Repeat, exactly and only, the lines from the beginning of the data through the line with "const yTicks = [-1000,-500,0,500,1000];". Pictures are left out.
====
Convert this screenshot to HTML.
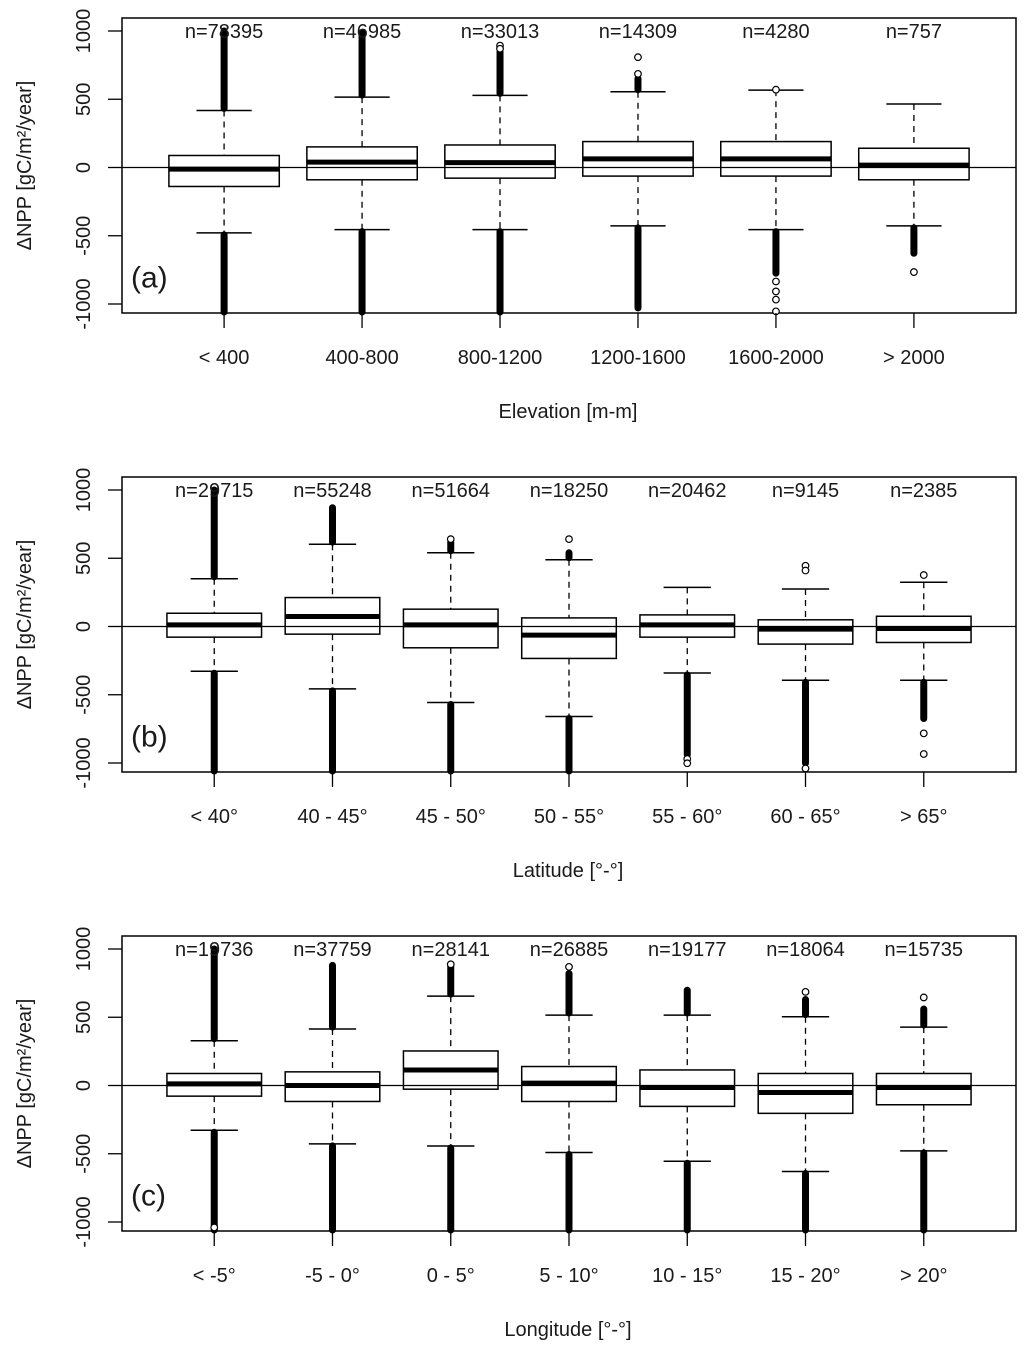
<!DOCTYPE html>
<html><head><meta charset="utf-8"><style>
html,body{margin:0;padding:0;background:#fff;}
svg text{font-family:"Liberation Sans",Arial,sans-serif;fill:#1a1a1a;}
</style></head><body>
<svg id="chart" width="1024" height="1351" viewBox="0 0 1024 1351" xmlns="http://www.w3.org/2000/svg"></svg>
<script>
// Panel (a) elevation
const catsA = ["< 400","400-800","800-1200","1200-1600","1600-2000","> 2000"];
const nA = ["n=78395","n=46985","n=33013","n=14309","n=4280","n=757"];
const hiWA = [418,516,528,555,567,465];
const q3A = [88,151,165,190,190,141];
const medA = [-12,39,36,63,63,17];
const q1A = [-139,-90,-78,-63,-63,-90];
const loWA = [-479,-455,-455,-428,-455,-428];
const outHiA = [1000,990,850,650,567,465];
const outLoA = [-1060,-1060,-1060,-1029,-774,-628];
const circA = [[],[],[893,870],[686,808],[570],[-766]];
const circLoA = [[],[],[],[],[-835,-908,-968,-1054],[]];
// Panel (b) latitude
const catsB = ["< 40°","40 - 45°","45 - 50°","50 - 55°","55 - 60°","60 - 65°","> 65°"];
const nB = ["n=29715","n=55248","n=51664","n=18250","n=20462","n=9145","n=2385"];
const hiWB = [350,603,540,489,287,275,324];
const q3B = [97,212,127,63,85,49,75];
const medB = [12,73,12,-63,12,-19,-15];
const q1B = [-78,-56,-156,-234,-78,-129,-117];
const loWB = [-328,-457,-557,-659,-341,-394,-394];
const outHiB = [1000,870,620,540,287,275,324];
const outLoB = [-1060,-1060,-1060,-1060,-940,-1000,-674];
const circB = [[],[],[640],[640],[],[445,410],[377]];
const circLoB = [[],[],[],[],[-970,-1002],[-1040],[-783,-934]];
// Panel (c) longitude
const catsC = ["< -5°","-5 - 0°","0 - 5°","5 - 10°","10 - 15°","15 - 20°","> 20°"];
const nC = ["n=19736","n=37759","n=28141","n=26885","n=19177","n=18064","n=15735"];
const hiWC = [328,414,655,516,516,504,428];
const q3C = [88,100,253,139,114,88,88];
const medC = [12,0,114,17,-15,-51,-15];
const q1C = [-78,-117,-27,-117,-153,-204,-141];
const loWC = [-328,-428,-443,-491,-555,-630,-479];
const outHiC = [1000,880,880,820,698,630,560];
const outLoC = [-1060,-1060,-1060,-1060,-1060,-1060,-1060];
const circC = [[],[],[888],[869],[],[686],[645]];
const circLoC = [[-1040],[],[],[],[],[],[]];
const yTicks = [-1000,-500,0,500,1000];

const svg = document.getElementById('chart');
const NS = 'http://www.w3.org/2000/svg';
function mk(tag, attrs, parent){
  const e = document.createElementNS(NS, tag);
  for (const k in attrs) e.setAttribute(k, attrs[k]);
  (parent||svg).appendChild(e); return e;
}
function panel(cfg){
  const g = mk('g', {});
  
  
  const L=122, R=1016, top=cfg.top, bot=cfg.top+295, zero=cfg.top+149.5, k=0.1365;
  const yS = v => zero - v*k;
  const n = cfg.cats.length;
  const u = (R-L)/(n*1.08);
  const xS = i => L + (0.04*n + i + 0.5)*u;
  const bw = u*0.8, cw = bw/2;
  const fr = mk('rect',{x:L,y:top,width:R-L,height:bot-top,fill:'none',stroke:'#000','stroke-width':1.5},g);
   
  const zl = mk('line',{x1:L,x2:R,y1:yS(0),y2:yS(0),stroke:'#000','stroke-width':1.3},g);
   
  yTicks.forEach(t=>{
    const y=yS(t);
    const tl = mk('line',{x1:108,x2:L,y1:y,y2:y,stroke:'#000','stroke-width':1.3},g);
     
    const tx = mk('text',{x:0,y:0,'font-size':20,'text-anchor':'middle',transform:`translate(90,${y}) rotate(-90)`},g);
    tx.textContent = t;
     
  });
  const yl = mk('text',{x:0,y:0,'font-size':20,'text-anchor':'middle',transform:`translate(31,${zero-2}) rotate(-90)`},g);
  yl.textContent = 'ΔNPP [gC/m²/year]';
   
  for(let i=0;i<n;i++){
    const x=xS(i);
    const bg = mk('g',{},g);
     
    mk('line',{x1:x,x2:x,y1:yS(cfg.hiW[i]),y2:yS(cfg.q3[i]),stroke:'#000','stroke-width':1.3,'stroke-dasharray':'6,5'},bg);
    mk('line',{x1:x,x2:x,y1:yS(cfg.q1[i]),y2:yS(cfg.loW[i]),stroke:'#000','stroke-width':1.3,'stroke-dasharray':'6,5'},bg);
    mk('line',{x1:x-cw/2,x2:x+cw/2,y1:yS(cfg.hiW[i]),y2:yS(cfg.hiW[i]),stroke:'#000','stroke-width':1.5},bg);
    mk('line',{x1:x-cw/2,x2:x+cw/2,y1:yS(cfg.loW[i]),y2:yS(cfg.loW[i]),stroke:'#000','stroke-width':1.5},bg);
    const clip = v => Math.max(top+1, Math.min(bot-1, v));
    if(cfg.outHi[i] > cfg.hiW[i]){
      const o=mk('line',{x1:x,x2:x,y1:yS(cfg.hiW[i])-2,y2:clip(yS(cfg.outHi[i])),stroke:'#000','stroke-width':7,'stroke-linecap':'round'},bg);
       
    }
    if(cfg.outLo[i] < cfg.loW[i]){
      const o=mk('line',{x1:x,x2:x,y1:yS(cfg.loW[i])+2,y2:clip(yS(cfg.outLo[i])),stroke:'#000','stroke-width':7,'stroke-linecap':'round'},bg);
       
    }
    cfg.circ[i].concat(cfg.circLo[i]).forEach(v=>{
      const c=mk('circle',{cx:x,cy:yS(v),r:3.3,fill:'#fff',stroke:'#000','stroke-width':1.2},bg);
       
    });
    const r=mk('rect',{x:x-bw/2,y:yS(cfg.q3[i]),width:bw,height:yS(cfg.q1[i])-yS(cfg.q3[i]),fill:'#fff',stroke:'#000','stroke-width':1.5},bg);
     
    const m=mk('line',{x1:x-bw/2,x2:x+bw/2,y1:yS(cfg.med[i]),y2:yS(cfg.med[i]),stroke:'#000','stroke-width':5},bg);
     
    mk('line',{x1:x-bw/2,x2:x+bw/2,y1:yS(0),y2:yS(0),stroke:'#000','stroke-width':1.3},bg);
    const xt=mk('line',{x1:x,x2:x,y1:bot,y2:bot+15,stroke:'#000','stroke-width':1.3},g);
     
    const xl=mk('text',{x:x,y:bot+51,'font-size':20,'text-anchor':'middle'},g);
    xl.textContent=cfg.cats[i];
     
    const nl=mk('text',{x:x,y:top+20,'font-size':20,'text-anchor':'middle'},g);
    nl.textContent=cfg.n[i];
     
  }
  const pl=mk('text',{x:131,y:zero+120,'font-size':30},g);
  pl.textContent='('+cfg.letter+')';
   
  const xt=mk('text',{x:568,y:bot+105,'font-size':20,'text-anchor':'middle'},g);
  xt.textContent=cfg.xtitle;
   
}
panel({letter:'a',top:18,cats:catsA,n:nA,hiW:hiWA,q3:q3A,med:medA,q1:q1A,loW:loWA,outHi:outHiA,outLo:outLoA,circ:circA,circLo:circLoA,xtitle:'Elevation [m-m]'});
panel({letter:'b',top:477,cats:catsB,n:nB,hiW:hiWB,q3:q3B,med:medB,q1:q1B,loW:loWB,outHi:outHiB,outLo:outLoB,circ:circB,circLo:circLoB,xtitle:'Latitude [°-°]'});
panel({letter:'c',top:936,cats:catsC,n:nC,hiW:hiWC,q3:q3C,med:medC,q1:q1C,loW:loWC,outHi:outHiC,outLo:outLoC,circ:circC,circLo:circLoC,xtitle:'Longitude [°-°]'});
</script>
</body></html>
====
> _SOLUTION BELOW_:
Convert this screenshot to HTML.
<!DOCTYPE html>
<html><head><meta charset="utf-8"><style>
html,body{margin:0;padding:0;background:#fff;}
svg text{font-family:"Liberation Sans",Arial,sans-serif;fill:#1a1a1a;}
</style></head><body>
<svg id="chart" width="1024" height="1351" viewBox="0 0 1024 1351" xmlns="http://www.w3.org/2000/svg"></svg>
<script>
// Panel (a) elevation
const catsA = ["< 400","400-800","800-1200","1200-1600","1600-2000","> 2000"];
const nA = ["n=78395","n=46985","n=33013","n=14309","n=4280","n=757"];
const hiWA = [418,516,528,555,567,465];
const q3A = [88,151,165,190,190,141];
const medA = [-12,39,36,63,63,17];
const q1A = [-139,-90,-78,-63,-63,-90];
const loWA = [-479,-455,-455,-428,-455,-428];
const outHiA = [1000,990,850,650,567,465];
const outLoA = [-1060,-1060,-1060,-1029,-774,-628];
const circA = [[],[],[893,870],[686,808],[570],[-766]];
const circLoA = [[],[],[],[],[-835,-908,-968,-1054],[]];
// Panel (b) latitude
const catsB = ["< 40°","40 - 45°","45 - 50°","50 - 55°","55 - 60°","60 - 65°","> 65°"];
const nB = ["n=29715","n=55248","n=51664","n=18250","n=20462","n=9145","n=2385"];
const hiWB = [350,603,540,489,287,275,324];
const q3B = [97,212,127,63,85,49,75];
const medB = [12,73,12,-63,12,-19,-15];
const q1B = [-78,-56,-156,-234,-78,-129,-117];
const loWB = [-328,-457,-557,-659,-341,-394,-394];
const outHiB = [1000,870,620,540,287,275,324];
const outLoB = [-1060,-1060,-1060,-1060,-940,-1000,-674];
const circB = [[],[],[640],[640],[],[445,410],[377]];
const circLoB = [[],[],[],[],[-970,-1002],[-1040],[-783,-934]];
// Panel (c) longitude
const catsC = ["< -5°","-5 - 0°","0 - 5°","5 - 10°","10 - 15°","15 - 20°","> 20°"];
const nC = ["n=19736","n=37759","n=28141","n=26885","n=19177","n=18064","n=15735"];
const hiWC = [328,414,655,516,516,504,428];
const q3C = [88,100,253,139,114,88,88];
const medC = [12,0,114,17,-15,-51,-15];
const q1C = [-78,-117,-27,-117,-153,-204,-141];
const loWC = [-328,-428,-443,-491,-555,-630,-479];
const outHiC = [1000,880,880,820,698,630,560];
const outLoC = [-1060,-1060,-1060,-1060,-1060,-1060,-1060];
const circC = [[],[],[888],[869],[],[686],[645]];
const circLoC = [[-1040],[],[],[],[],[],[]];
const yTicks = [-1000,-500,0,500,1000];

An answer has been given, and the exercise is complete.